If the chance of success and money is opportune to a wealthy person, their capacity and willingness can give rise to alleging various legal justifications for breach. A few years of legal expenses may only be a small proportion of their empire, and the resulting attrition and disparate investment in the conflict may eventually encourage other parties to renegotiate the disputed clauses.

In terms of moral relativism, most people would agree that it is ethically wrong to use wealth to control a situation and to ‘force’ people into renegotiating clauses in contracts if they are unable to afford the legal bill accompanying a dispute. However, as moral relativism is subject to a one's own beliefs on what is right and wrong, some may not view using wealth as a means to control as being the wrong thing to do. In situations such as these, the ‘little man’ usually loses out and will ultimately succumb to the power of the other party or parties.

==Undue influence==

Undue influence is an equitable doctrine that involves one person taking advantage of a position of power over another. The law presumes that in certain classes of relationship there will be a special risk of one party unduly influencing their conduct and motives for contracting (Undue Influence 2007). Because the court can vitiate such a contract if there is a special relationship, when no special relationship exists, the general rule is whether there was a relationship of such trust and confidence that it should give rise to such a presumption.

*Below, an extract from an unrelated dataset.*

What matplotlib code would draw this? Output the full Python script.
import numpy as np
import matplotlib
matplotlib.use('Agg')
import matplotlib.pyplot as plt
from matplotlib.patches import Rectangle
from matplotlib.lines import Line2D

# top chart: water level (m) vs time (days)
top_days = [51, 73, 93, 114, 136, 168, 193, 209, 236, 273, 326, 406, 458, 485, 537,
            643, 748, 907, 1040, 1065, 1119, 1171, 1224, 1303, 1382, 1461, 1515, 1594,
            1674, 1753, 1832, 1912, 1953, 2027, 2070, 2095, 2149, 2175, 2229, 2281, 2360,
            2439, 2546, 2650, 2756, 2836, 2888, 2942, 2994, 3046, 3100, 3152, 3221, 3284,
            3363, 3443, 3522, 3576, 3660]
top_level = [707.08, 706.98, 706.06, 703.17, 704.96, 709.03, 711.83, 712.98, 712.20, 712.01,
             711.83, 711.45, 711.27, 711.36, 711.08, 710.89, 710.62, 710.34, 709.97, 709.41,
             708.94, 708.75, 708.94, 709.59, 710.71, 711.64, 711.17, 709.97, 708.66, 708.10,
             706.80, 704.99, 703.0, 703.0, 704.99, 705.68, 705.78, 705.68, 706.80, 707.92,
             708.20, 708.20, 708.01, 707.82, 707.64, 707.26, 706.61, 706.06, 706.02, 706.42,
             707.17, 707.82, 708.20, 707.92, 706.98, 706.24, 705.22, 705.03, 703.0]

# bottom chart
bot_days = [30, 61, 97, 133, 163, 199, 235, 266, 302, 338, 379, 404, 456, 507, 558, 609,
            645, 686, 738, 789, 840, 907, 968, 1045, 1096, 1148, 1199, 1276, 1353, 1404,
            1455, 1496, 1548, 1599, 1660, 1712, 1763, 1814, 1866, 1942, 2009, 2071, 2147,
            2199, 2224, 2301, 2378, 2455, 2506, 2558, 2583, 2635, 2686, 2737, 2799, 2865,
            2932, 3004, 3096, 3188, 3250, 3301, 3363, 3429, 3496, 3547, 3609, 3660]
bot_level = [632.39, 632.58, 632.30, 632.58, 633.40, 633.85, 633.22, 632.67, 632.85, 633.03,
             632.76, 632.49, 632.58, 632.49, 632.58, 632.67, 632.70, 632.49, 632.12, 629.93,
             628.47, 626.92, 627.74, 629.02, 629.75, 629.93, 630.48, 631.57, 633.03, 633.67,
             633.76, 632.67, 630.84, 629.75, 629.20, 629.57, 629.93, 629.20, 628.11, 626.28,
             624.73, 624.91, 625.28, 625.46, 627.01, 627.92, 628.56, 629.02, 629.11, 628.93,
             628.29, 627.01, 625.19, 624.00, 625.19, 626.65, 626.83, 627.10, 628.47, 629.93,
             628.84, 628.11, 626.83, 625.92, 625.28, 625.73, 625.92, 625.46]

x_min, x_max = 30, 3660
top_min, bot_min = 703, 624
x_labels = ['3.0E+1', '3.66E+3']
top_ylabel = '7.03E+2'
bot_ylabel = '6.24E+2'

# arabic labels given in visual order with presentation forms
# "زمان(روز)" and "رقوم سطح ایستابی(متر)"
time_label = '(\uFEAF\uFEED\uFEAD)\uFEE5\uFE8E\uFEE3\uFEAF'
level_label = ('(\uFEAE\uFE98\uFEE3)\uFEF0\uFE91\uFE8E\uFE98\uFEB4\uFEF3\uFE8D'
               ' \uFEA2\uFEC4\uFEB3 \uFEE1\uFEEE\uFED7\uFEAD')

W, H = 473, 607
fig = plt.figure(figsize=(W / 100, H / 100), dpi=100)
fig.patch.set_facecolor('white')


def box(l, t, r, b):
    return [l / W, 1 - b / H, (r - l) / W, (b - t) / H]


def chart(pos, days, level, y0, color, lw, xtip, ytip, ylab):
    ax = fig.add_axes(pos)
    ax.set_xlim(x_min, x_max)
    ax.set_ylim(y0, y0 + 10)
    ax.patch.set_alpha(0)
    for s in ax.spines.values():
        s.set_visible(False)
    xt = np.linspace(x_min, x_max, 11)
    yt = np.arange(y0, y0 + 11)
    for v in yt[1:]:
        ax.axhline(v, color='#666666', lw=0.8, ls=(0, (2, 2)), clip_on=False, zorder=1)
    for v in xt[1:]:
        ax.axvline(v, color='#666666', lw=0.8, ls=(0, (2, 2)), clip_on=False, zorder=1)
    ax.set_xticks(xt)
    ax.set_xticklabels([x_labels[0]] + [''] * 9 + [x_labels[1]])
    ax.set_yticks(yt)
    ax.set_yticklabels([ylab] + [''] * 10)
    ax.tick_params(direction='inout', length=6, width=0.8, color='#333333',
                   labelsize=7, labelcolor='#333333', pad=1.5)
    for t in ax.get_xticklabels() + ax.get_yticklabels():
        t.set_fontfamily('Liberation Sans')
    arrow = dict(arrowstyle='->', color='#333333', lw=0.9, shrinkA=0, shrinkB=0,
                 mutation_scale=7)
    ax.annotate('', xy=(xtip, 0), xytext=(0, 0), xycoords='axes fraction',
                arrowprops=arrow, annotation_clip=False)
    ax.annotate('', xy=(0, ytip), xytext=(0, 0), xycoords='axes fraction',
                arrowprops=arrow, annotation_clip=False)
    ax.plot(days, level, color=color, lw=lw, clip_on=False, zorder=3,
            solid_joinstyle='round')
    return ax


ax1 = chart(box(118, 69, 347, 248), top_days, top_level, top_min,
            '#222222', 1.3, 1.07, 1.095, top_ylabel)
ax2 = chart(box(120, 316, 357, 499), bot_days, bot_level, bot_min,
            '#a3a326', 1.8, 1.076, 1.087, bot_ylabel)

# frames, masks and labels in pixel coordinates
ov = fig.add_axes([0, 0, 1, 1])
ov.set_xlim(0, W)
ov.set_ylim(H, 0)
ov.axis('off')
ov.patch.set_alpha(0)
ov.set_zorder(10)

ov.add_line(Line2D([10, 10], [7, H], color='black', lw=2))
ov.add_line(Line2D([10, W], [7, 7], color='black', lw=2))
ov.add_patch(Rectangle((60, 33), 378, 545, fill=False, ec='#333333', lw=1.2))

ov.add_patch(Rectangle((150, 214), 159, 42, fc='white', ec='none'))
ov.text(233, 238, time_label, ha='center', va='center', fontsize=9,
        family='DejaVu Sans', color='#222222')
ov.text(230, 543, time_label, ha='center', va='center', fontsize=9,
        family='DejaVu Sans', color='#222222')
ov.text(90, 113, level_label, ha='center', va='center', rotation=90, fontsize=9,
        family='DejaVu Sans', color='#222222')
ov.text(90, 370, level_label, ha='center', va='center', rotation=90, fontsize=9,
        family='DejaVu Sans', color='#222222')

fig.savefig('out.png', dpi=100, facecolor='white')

An example of such a case is Odorizzi v. Bloomfield School District CA Ct of App 54 Ca Rpt 533 [1964]. The plaintiff was under contract as a teacher. He was arrested, and the next day he allegedly was pressured by his superiors to sign and deliver his resignation. He was cleared of the criminal charges, and then he sought to be reinstated by the school district. They refused, so he sued to rescind his resignation. He claimed that his resignation should not be enforced because, among other things, he signed it under the "undue influence" of his superiors.

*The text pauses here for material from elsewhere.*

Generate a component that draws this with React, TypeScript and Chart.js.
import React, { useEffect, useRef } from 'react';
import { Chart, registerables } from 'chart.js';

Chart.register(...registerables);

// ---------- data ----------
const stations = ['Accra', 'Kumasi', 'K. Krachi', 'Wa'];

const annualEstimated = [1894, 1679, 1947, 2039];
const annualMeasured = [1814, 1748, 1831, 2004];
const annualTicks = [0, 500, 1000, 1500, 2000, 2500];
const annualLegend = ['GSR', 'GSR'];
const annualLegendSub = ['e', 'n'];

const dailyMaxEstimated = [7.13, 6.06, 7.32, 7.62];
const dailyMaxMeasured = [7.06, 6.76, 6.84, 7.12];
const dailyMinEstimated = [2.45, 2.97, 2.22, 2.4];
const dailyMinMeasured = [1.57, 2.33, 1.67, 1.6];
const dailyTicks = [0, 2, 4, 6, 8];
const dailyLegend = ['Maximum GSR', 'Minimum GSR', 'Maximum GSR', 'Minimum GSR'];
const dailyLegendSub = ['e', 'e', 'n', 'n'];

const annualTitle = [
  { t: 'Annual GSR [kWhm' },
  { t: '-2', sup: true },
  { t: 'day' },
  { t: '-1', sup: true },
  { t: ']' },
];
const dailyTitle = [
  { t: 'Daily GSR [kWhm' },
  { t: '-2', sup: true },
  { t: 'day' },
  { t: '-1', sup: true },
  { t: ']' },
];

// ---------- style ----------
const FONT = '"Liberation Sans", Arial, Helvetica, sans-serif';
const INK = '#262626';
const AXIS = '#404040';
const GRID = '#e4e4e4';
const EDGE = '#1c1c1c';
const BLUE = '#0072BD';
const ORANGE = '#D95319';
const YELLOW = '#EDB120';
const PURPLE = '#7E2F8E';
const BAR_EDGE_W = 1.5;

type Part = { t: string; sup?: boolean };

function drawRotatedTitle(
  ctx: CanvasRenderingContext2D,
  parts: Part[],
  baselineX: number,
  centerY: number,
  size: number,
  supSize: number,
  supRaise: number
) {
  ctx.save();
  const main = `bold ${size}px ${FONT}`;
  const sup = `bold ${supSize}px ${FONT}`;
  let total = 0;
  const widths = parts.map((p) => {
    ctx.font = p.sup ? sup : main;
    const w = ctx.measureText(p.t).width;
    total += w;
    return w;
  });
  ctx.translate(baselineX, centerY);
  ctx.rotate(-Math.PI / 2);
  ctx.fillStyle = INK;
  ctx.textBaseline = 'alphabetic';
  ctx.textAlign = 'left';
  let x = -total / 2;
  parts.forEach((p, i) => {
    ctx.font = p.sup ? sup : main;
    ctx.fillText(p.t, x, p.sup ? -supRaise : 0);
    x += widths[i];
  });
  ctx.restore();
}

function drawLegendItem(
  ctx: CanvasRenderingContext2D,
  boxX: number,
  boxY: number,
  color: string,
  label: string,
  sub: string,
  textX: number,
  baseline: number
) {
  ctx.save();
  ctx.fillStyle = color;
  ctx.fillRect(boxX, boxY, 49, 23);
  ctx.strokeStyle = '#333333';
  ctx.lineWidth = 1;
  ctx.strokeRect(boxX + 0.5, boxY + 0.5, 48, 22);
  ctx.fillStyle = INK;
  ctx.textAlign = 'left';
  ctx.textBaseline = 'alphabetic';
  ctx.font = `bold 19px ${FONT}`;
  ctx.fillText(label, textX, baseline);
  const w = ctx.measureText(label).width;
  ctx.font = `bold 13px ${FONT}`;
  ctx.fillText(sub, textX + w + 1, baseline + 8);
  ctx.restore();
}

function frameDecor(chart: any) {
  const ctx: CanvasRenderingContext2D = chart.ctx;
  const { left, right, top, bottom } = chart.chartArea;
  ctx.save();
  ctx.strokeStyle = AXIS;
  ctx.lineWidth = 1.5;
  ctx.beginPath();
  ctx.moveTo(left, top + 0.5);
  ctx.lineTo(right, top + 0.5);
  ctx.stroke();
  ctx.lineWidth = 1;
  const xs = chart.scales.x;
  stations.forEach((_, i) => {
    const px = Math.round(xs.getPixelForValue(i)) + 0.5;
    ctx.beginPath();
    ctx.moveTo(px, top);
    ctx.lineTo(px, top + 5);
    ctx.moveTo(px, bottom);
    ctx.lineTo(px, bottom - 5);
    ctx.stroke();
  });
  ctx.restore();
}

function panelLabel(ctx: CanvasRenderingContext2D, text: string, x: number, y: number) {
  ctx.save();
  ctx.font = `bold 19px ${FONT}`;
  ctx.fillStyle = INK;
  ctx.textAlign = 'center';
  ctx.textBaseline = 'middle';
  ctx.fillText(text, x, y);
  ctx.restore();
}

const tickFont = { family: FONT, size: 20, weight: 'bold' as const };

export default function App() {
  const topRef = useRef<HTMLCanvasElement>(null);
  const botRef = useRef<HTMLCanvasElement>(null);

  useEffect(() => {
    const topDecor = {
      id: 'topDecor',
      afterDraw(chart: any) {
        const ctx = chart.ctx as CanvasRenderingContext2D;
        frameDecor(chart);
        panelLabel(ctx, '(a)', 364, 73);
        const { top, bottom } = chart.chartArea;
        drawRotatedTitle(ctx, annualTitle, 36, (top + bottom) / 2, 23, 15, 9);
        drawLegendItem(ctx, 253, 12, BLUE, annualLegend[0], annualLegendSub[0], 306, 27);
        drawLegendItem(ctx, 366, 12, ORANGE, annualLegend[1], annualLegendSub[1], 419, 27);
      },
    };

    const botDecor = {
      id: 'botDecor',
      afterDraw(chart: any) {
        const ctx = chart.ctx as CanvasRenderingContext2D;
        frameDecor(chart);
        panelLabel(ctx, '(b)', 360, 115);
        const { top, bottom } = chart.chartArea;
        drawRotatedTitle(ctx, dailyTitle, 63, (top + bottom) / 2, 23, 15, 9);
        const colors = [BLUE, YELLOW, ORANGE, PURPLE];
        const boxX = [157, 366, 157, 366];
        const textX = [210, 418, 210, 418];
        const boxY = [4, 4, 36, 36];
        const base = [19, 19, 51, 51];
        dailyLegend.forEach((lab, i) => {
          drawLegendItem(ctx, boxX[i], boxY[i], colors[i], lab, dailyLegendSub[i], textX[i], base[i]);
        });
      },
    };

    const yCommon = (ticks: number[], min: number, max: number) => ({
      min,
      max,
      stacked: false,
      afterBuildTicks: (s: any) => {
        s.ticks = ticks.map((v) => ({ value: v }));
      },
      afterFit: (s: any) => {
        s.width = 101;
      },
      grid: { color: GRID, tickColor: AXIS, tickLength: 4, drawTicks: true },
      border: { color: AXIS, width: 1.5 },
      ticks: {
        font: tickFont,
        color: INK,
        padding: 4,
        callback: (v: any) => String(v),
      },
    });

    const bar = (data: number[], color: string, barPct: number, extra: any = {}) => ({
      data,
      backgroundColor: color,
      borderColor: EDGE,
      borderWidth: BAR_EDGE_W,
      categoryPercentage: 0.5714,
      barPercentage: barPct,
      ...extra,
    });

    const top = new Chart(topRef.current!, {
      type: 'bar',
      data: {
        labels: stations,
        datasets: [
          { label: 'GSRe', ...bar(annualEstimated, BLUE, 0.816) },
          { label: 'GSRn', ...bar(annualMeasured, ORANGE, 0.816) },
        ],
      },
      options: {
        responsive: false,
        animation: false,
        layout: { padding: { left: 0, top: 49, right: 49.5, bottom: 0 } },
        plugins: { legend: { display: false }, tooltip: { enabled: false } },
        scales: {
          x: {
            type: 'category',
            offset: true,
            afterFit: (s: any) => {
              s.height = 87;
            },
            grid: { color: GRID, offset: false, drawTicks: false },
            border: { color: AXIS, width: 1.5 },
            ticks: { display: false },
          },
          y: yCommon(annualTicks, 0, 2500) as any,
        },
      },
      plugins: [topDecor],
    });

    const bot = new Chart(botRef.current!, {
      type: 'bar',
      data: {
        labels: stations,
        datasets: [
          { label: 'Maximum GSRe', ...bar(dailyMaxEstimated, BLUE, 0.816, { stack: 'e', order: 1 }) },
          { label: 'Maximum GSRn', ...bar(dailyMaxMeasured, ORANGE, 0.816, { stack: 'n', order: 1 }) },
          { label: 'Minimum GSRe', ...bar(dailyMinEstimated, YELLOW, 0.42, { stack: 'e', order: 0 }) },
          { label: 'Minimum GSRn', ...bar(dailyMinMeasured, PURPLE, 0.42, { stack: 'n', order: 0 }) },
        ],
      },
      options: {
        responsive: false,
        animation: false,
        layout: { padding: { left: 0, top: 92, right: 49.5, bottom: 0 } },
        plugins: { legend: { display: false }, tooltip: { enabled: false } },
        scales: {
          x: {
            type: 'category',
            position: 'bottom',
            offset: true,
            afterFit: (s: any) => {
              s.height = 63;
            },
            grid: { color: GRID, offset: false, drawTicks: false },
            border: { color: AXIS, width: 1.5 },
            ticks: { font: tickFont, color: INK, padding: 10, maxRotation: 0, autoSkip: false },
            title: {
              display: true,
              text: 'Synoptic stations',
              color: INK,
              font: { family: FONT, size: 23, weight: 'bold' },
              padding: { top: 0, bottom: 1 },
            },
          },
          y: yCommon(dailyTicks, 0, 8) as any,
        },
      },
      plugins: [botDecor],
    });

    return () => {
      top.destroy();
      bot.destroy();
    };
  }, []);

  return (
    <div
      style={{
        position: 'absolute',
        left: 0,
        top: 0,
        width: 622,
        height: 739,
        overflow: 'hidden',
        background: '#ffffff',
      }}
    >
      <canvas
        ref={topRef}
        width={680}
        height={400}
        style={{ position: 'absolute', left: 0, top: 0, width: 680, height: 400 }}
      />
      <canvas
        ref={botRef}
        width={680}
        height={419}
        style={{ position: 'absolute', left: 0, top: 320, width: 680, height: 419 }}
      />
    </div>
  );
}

When a party has placed their confidence and trust in another and this relationship is broken, the view of moral relativism will generally see this situation as being wrong. Undue influence is usually an act of dishonesty and/or deceit in a situation where one party realizes their power over the other and takes advantage of this. Deception and deceit are not viewed as being ethical values inherent in a person.

==Increasing the durability of contracts==

As Honeyman and Wade point out, to increase the chances of ‘performance’ of a contract (and therefore reduce chances of a breach), a party should enhance:

- Entering into contracts with parties where there is already a longstanding relationship – therefore raising incentives to perform promises
- Avoiding making contracts with cultural groups that view contracts as the ‘beginning of a relationship’, rather than a legally binding agreement
- Clarifying whether ‘yes’ means ‘maybe’ or ‘no’ and whether signed and detailed contracts are considered to be binding, morally, legally and/or in reputation, or just amount to the declaration that a working relationship now exists
- Including clauses and a discussion regarding how any future misunderstandings and problems will be addressed
- Attempting to agree that final determination of any future problems with performance will be in a court or arbitration venue
- Only going into contract with parties that are stable and reliable
- Taking out risk management insurance for non-performance or currency fluctuations
- Attempting to enter into an agreement which recognizes procedural, emotional and substantive needs of all parties involved
- Not walking close to the line on any of the legal rules such as duress, deceit, vague terminology or illegality and this will give other parties the opportunity to claim a loophole
- Attempting to reduce buyer's remorse by
  - Making congratulatory speeches about the agreement's benefits
  - Never agreeing quickly to any clauses
  - Adding post-agreement gifts and bonuses
  - Publicize the deal by mutual agreement. A wider audience will then place expectations on all parties to perform, or risk losing face and credibility in future arrangements. Most people have a strong desire to act consistently with their own clear commitment.